Rossi certainly has ripped emotion out of the entire cast, kept the long play moving at a steady clip and moved his actors around so that the very talky play never seems static. But he has not helped Vandepas build an emotional arc. He just establishes a raging river that flows by the audience instead of allowing us to get inside Reeves and grow with him.
Christine Dolen reviewed for The Miami Herald:
Ground Up & Rising’s exploration of 9 Circles at the intimate Artistic Vibes space in south Miami is pointedly minimalist, keeping the focus on Cain’s words. Director and sound designer Arturo Rossi has the actors work on a nearly barren stage, with a few chairs, a cot and a bucket suggesting Reeves’ shrinking world.
Luis Daniel Ettorre and O’Neil Delapenha as nearly wordless military guards reinforce the play’s nine-scene structure, manipulating Reeves and bringing him the prison jumpsuit that replaces his uniform. But the richer acting opportunity goes to Collin Carmouze and Valentina Izarra, each playing multiple roles as the people who fleetingly attempt to guide Reeves as he moves toward oblivion.
Vandepas …has the difficult challenge of playing man and monster. As the other characters note, Reeves is adept at feigning rage and madness, and at various points he is deluded, soulless and grasping for a way to feel as others do. Rossi lets Vandepas convey a lot of this torment, real and manufactured, with agitated shouting that becomes less effective the more it’s used.
Still, 9 Circles is a provocative, disturbing exploration of a man-made hell on earth.
John Thomason reviewed for The Miami New Times:
As the play's title suggests, Cain borrowed his structure from Dante's Inferno and modeled his character's journey from military discharge to court sentencing on Dante's descent through the nine circles of Hell.  It's a tough theatrical pill to swallow and to perform, but luckily we have the likes of Ground Up and Rising, one of Miami's most fearless companies, willing to tackle it.
Full of potent insights about the slapdash vetting of military recruitment and war's monstrosity, 9 Circles is theater of the brain, if not the gut; in director Arturo Rossi's hands, it doesn't connect on an emotional level until the very end. Part of this is no doubt due to Cain's unique but coolly ­distancing structure — awkward forays into fourth-wall-breaking meta-theater don't work.

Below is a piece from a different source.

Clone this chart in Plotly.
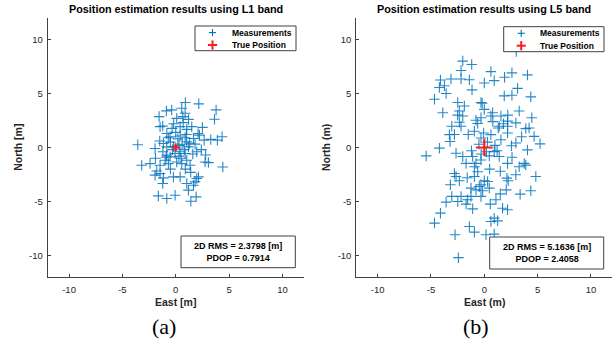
import plotly.graph_objects as go

# ---------------- data ----------------
l1_east = [0.9, 2.16, 3.78, 3.63, -0.88, -0.38, -1.56, 0.56, 0.88, 0.09, 0.66, -1.22, -1.47, 2.5, -0.34,
           0.41, 1.5, 1.03, 2.09, -0.84, -0.53, 0.41, 0.88, 1.66, 2.22, 2.66, 3.28, 3.9, 4.34, -3.56,
           -1.94, -1.16, -0.84, -0.22, 1.03, 1.19, 1.81, -0.06, 0.41, 0.88, 1.97, -0.84, -0.53, -3.19, -2.41,
           -1.47, -1.0, -0.69, 0.09, 0.56, 1.03, 1.34, 2.75, 3.06, 4.41, -1.78, -1.47,
           -1.94, -1.16, -0.22, 0.41, 1.97, 2.13, -1.22, 1.03, 1.66, 1.19, 1.81, -1.63, -0.84, -0.06, 1.41, 1.91,
           -0.5, 0.2, 0.6, -0.3, 0.3, 0.8, -0.7, 1.3, 0.0, -1.2, 0.5, 1.0, -0.2, 0.7, 1.2, -0.9, 0.3, 1.6,
           -1.5, 0.9, -0.5, 1.4, -1.9, 2.4, 2.8]
l1_north = [4.16, 4.04, 3.48, 2.61, 3.39, 3.48, 2.86, 3.63, 3.17, 2.7, 2.86, 1.99, 1.93, 1.86, 1.77,
            1.93, 1.93, 1.68, 1.3, 1.3, 0.99, 1.06, 0.9, 0.84, 1.15, 0.68, 0.75, 0.68, 0.99, 0.25,
            -0.09, 0.37, 0.06, 0.06, 0.53, 0.06, 0.31, -0.56, -0.4, -0.56, -0.4, -0.71, -0.87, -1.65, -1.49,
            -1.65, -1.18, -1.49, -1.34, -1.49, -1.18, -1.65, -1.34, -1.4, -1.8, -2.17, -2.42,
            -2.56, -2.81, -2.72, -2.72, -2.87, -2.72, -3.34, -3.34, -3.49, -3.95, -3.18, -4.48, -4.72, -4.42, -4.97, -4.57,
            0.5, 0.8, 0.3, -0.2, -0.8, -0.2, 0.9, 0.4, 1.4, -0.4, -1.0, 1.2, 2.2, 2.3, 2.6, -0.9, 0.2, -0.6,
            0.6, -2.0, -2.0, -2.3, -1.0, -0.2, -0.7]

l5_east = [-2.02, -1.18, -2.18, 0.62, 1.9, 2.59, 4.05, 3.0, -4.11, -3.12, -3.74, -2.18, -1.4, -4.21, -3.58,
           -4.67, 0.0, 0.93, 3.12, 1.87, 2.59, 4.36, -1.15, -3.89, -2.49, -1.87, -2.34, -2.02, -2.34, -2.18,
           -3.05, -3.27, -3.21, -4.21, -5.45, -0.31, 0.0, 0.62, -0.31, -0.78, -0.62, -0.93, -0.06, 0.78, 1.56,
           1.4, 1.31, 2.18, 2.18, 2.96, 3.27, 3.89, 4.45, 4.67, 5.23, -0.31, 0.62, 1.56, 2.18, 2.55,
           2.96, 4.05, 3.89, 3.74, -2.65, -2.02, -1.71, -1.09, -0.78, -0.31, 0.47, 0.93, 1.4, 2.18, 3.27,
           -0.93, -0.62, -2.8,
           -2.65, -2.34, -0.93, 0.0, 0.31, -0.31, 2.12, 2.24, 2.96, 4.83, -3.18, -1.25, -0.47, -0.16, -0.78,
           0.47, 2.06, 1.5, 4.36, 3.36, -3.05, -2.18, -1.56, -1.25, -3.58, -2.49, -1.09, -1.71, -0.31, 0.56,
           1.09, 1.71, 2.18, -4.11, -4.67, -1.4, -0.93, -2.74, 0.16, 0.93, 0.93, 1.25, 0.62, -2.43,
           0.3, -0.5, 1.0, 0.2, -0.3, 1.2, 0.8, 1.8, -1.5, -1.2, 2.6, 1.5, 0.5, -1.6, 3.5, 2.2, -0.2,
           -2.5, -2.8, 4.2]
l5_north = [8.0, 7.69, 7.13, 7.03, 6.5, 6.91, 6.72, 8.9, 6.25, 6.34, 5.72, 6.34, 6.28, 5.56, 5.0,
            4.47, 5.97, 6.19, 5.47, 4.78, 4.84, 4.69, 5.34, 3.22, 4.16, 3.84, 3.38, 2.91, 2.34, 1.97,
            1.97, 1.19, 0.56, -0.06, -0.78, 4.16, 3.53, 2.91, 2.75, 2.53, 2.22, 1.5, 1.34, 3.22, 2.91,
            1.97, 1.81, 2.44, 1.97, 2.28, 3.38, 1.75, 2.75, 1.03, 0.34, 0.88, 1.19, 0.72, 1.34, 0.16,
            0.41, -0.22, -1.63, -1.47, -0.53, -0.84, -1.47, -0.84, -1.47, -1.16, -0.78, -0.38, -0.84, -1.47, -1.78,
            -1.78, -2.25, -2.41,
            -2.68, -3.08, -2.68, -3.08, -3.15, -3.45, -2.84, -3.08, -2.53, -2.68, -3.45, -3.76, -3.61, -4.01, -3.92,
            -3.76, -3.92, -4.29, -4.01, -4.32, -4.53, -4.53, -4.84, -4.53, -5.06, -5.0, -5.68, -5.24, -4.53, -5.24,
            -4.84, -5.62, -5.77, -6.08, -7.0, -7.31, -7.84, -8.08, -8.08, -8.02, -6.54, -6.79, -6.85, -10.2,
            0.5, 0.3, 0.2, -0.4, -0.6, -0.3, 2.4, 2.2, 1.2, -0.3, -0.9, -2.2, -2.0, -2.8, 1.0, 3.0, 4.1,
            3.0, 1.2, 1.8]

true_east = [0.0]
true_north = [0.0]

tick_vals = [-10, -5, 0, 5, 10]
tick_text = ["-10", "-5", "0", "5", "10"]
axis_range = [-12, 12]

titles = ["Position estimation results using L1 band", "Position estimation results using L5 band"]
x_labels = ["East [m]", "East (m)"]
y_labels = ["North [m]", "North (m)"]
panel_labels = ["(a)", "(b)"]
rms_values = ["2.3798", "5.1636"]
pdop_values = ["0.7914", "2.4058"]
legend_names = ["Measurements", "True Position"]

# ---------------- styling ----------------
W, H = 614, 349
BLUE = "#0072BD"
RED = "#FF1A1A"
DARK = "#262626"
FONT = "Liberation Sans, Arial, sans-serif"


def px(x):
    return x / W


def py(y):
    return 1 - y / H


fig = go.Figure()

# measurement and true position scatter
fig.add_trace(go.Scatter(x=l1_east, y=l1_north, mode="markers", xaxis="x", yaxis="y",
                         marker=dict(symbol="cross-thin-open", size=7.5, color=BLUE, opacity=0.85,
                                     line=dict(width=1.1, color=BLUE)),
                         showlegend=False, name=legend_names[0]))
fig.add_trace(go.Scatter(x=true_east, y=true_north, mode="markers", xaxis="x", yaxis="y",
                         marker=dict(symbol="cross-thin-open", size=6, color=RED,
                                     line=dict(width=2, color=RED)),
                         showlegend=False, name=legend_names[1]))
fig.add_trace(go.Scatter(x=l5_east, y=l5_north, mode="markers", xaxis="x2", yaxis="y2",
                         marker=dict(symbol="cross-thin-open", size=7.5, color=BLUE, opacity=0.85,
                                     line=dict(width=1.1, color=BLUE)),
                         showlegend=False, name=legend_names[0]))
fig.add_trace(go.Scatter(x=true_east, y=true_north, mode="markers", xaxis="x2", yaxis="y2",
                         marker=dict(symbol="cross-thin-open", size=12, color=RED,
                                     line=dict(width=2.2, color=RED)),
                         showlegend=False, name=legend_names[1]))

xdom = [[47.7 / W, 303.8 / W], [356.3 / W, 612.3 / W]]
ydom = [py(277.1), py(17.9)]

axis_common = dict(range=axis_range, tickmode="array", tickvals=tick_vals, ticktext=tick_text,
                   showgrid=False, zeroline=False, showline=True, linecolor="#404040", linewidth=1,
                   ticks="inside", ticklen=3, tickcolor="#404040", mirror=False,
                   tickfont=dict(family=FONT, size=9.5, color=DARK), fixedrange=True)

fig.update_layout(
    width=W, height=H, margin=dict(l=0, r=0, t=0, b=0),
    paper_bgcolor="white", plot_bgcolor="white", showlegend=False,
    xaxis=dict(domain=xdom[0], anchor="y", ticklabelstandoff=3, **axis_common),
    yaxis=dict(domain=ydom, anchor="x", ticklabelstandoff=2, **axis_common),
    xaxis2=dict(domain=xdom[1], anchor="y2", ticklabelstandoff=3, **axis_common),
    yaxis2=dict(domain=ydom, anchor="x2", ticklabelstandoff=2, **axis_common),
)

shapes = []
annotations = []

centers_x = [175.7, 484.3]
legend_boxes = [(195, 26, 296, 50.7), (503.7, 26.7, 604, 51.7)]
rms_boxes = [(181, 236, 295.3, 267.7), (489.7, 237, 603.7, 269)]
ylab_x = [18.3, 326.5]

for i in range(2):
    cx = centers_x[i]
    # title
    annotations.append(dict(x=px(cx), y=py(8.6), xref="paper", yref="paper", text="<b>%s</b>" % titles[i],
                            showarrow=False, xanchor="center", yanchor="middle",
                            font=dict(family=FONT, size=10.8, color="black")))
    # axis labels
    annotations.append(dict(x=px(cx), y=py(301.7), xref="paper", yref="paper", text="<b>%s</b>" % x_labels[i],
                            showarrow=False, xanchor="center", yanchor="middle",
                            font=dict(family=FONT, size=10.5, color=DARK)))
    annotations.append(dict(x=px(ylab_x[i]), y=py(147.5), xref="paper", yref="paper",
                            text="<b>%s</b>" % y_labels[i], textangle=-90,
                            showarrow=False, xanchor="center", yanchor="middle",
                            font=dict(family=FONT, size=10.5, color=DARK)))
    # panel label
    annotations.append(dict(x=px([163.5, 475.5][i]), y=py(326), xref="paper", yref="paper",
                            text=panel_labels[i], showarrow=False, xanchor="center", yanchor="middle",
                            font=dict(family="Liberation Serif, DejaVu Serif, serif", size=22, color="black")))
    # legend box
    x0, y0, x1, y1 = legend_boxes[i]
    shapes.append(dict(type="rect", xref="paper", yref="paper", x0=px(x0), y0=py(y1), x1=px(x1), y1=py(y0),
                       line=dict(color="#404040", width=1), fillcolor="white", layer="above"))
    mx = x0 + 17.5
    ya = y0 + 6.6
    yb = y0 + 19
    for (cyy, hs, col, lw) in [(ya, 3.6, BLUE, 1.1), (yb, 4.6, RED, 2)]:
        shapes.append(dict(type="line", xref="paper", yref="paper", x0=px(mx - hs), x1=px(mx + hs),
                           y0=py(cyy), y1=py(cyy), line=dict(color=col, width=lw), layer="above"))
        shapes.append(dict(type="line", xref="paper", yref="paper", x0=px(mx), x1=px(mx),
                           y0=py(cyy - hs), y1=py(cyy + hs), line=dict(color=col, width=lw), layer="above"))
    for (cyy, name) in [(ya, legend_names[0]), (yb, legend_names[1])]:
        annotations.append(dict(x=px(x0 + 34.5), y=py(cyy), xref="paper", yref="paper",
                                text="<b>%s</b>" % name, showarrow=False, xanchor="left", yanchor="middle",
                                font=dict(family=FONT, size=8.5, color="black")))
    # RMS / PDOP box
    bx0, by0, bx1, by1 = rms_boxes[i]
    shapes.append(dict(type="rect", xref="paper", yref="paper", x0=px(bx0), y0=py(by1), x1=px(bx1), y1=py(by0),
                       line=dict(color="#404040", width=1), fillcolor="white", layer="above"))
    annotations.append(dict(x=px((bx0 + bx1) / 2), y=py((by0 + by1) / 2), xref="paper", yref="paper",
                            text="<b>2D RMS = %s [m]</b><br><b>PDOP = %s</b>" % (rms_values[i], pdop_values[i]),
                            showarrow=False, xanchor="center", yanchor="middle", align="center",
                            font=dict(family=FONT, size=9, color="black")))

fig.update_layout(shapes=shapes, annotations=annotations)

fig.write_html("out.html", config={"displayModeBar": False},
               post_script="document.body.style.margin='0px';document.body.style.padding='0px';")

And the play, which was revised from about 80 minutes to its current two-plus-hour incarnation, is simply too long.
But there's also a sense that Rossi is trying too hard to ratchet up the intensity. There's an awful lot of yelling in this production, understandable coming from Vandepas' mentally unstable murderer but less so from the attorneys and religious leaders who question him.
Collin Carmouze, who plays an Army lieutenant, an Army attorney, a pastor, and a civilian lawyer, doesn't sufficiently differentiate his characters.
Valentina Izarra, who likewise takes on three supporting roles, fares better at disappearing into each of them, imbuing her secretly frightened lawyer, hardened shrink, and genteel prosecutor with commendable degrees of nuance.
But it's Vandepas who keeps this occasionally blustery schooner of a play from capsizing. Emblematic of a certain kind of empathy-starved soldier, Vandepas illuminates his character's tortured, conflicted psyche, turning a potentially detestable psychopath into one who earns our pity... None of Vandepas' tear-stained breakdowns or irrepressible explosions feels rehearsed, and he quickly gets under our skin.
9 Circles may be long-winded at times, its narrative stretched unnecessarily to honor the density of its literary conceit. But its climax is such a stroke of brilliance that it overpowers the show's problems
 
The Ground Up and Rising  production of Bill Cain’s 9 Circles plays at Artistic Vibes through  July 20, 2014.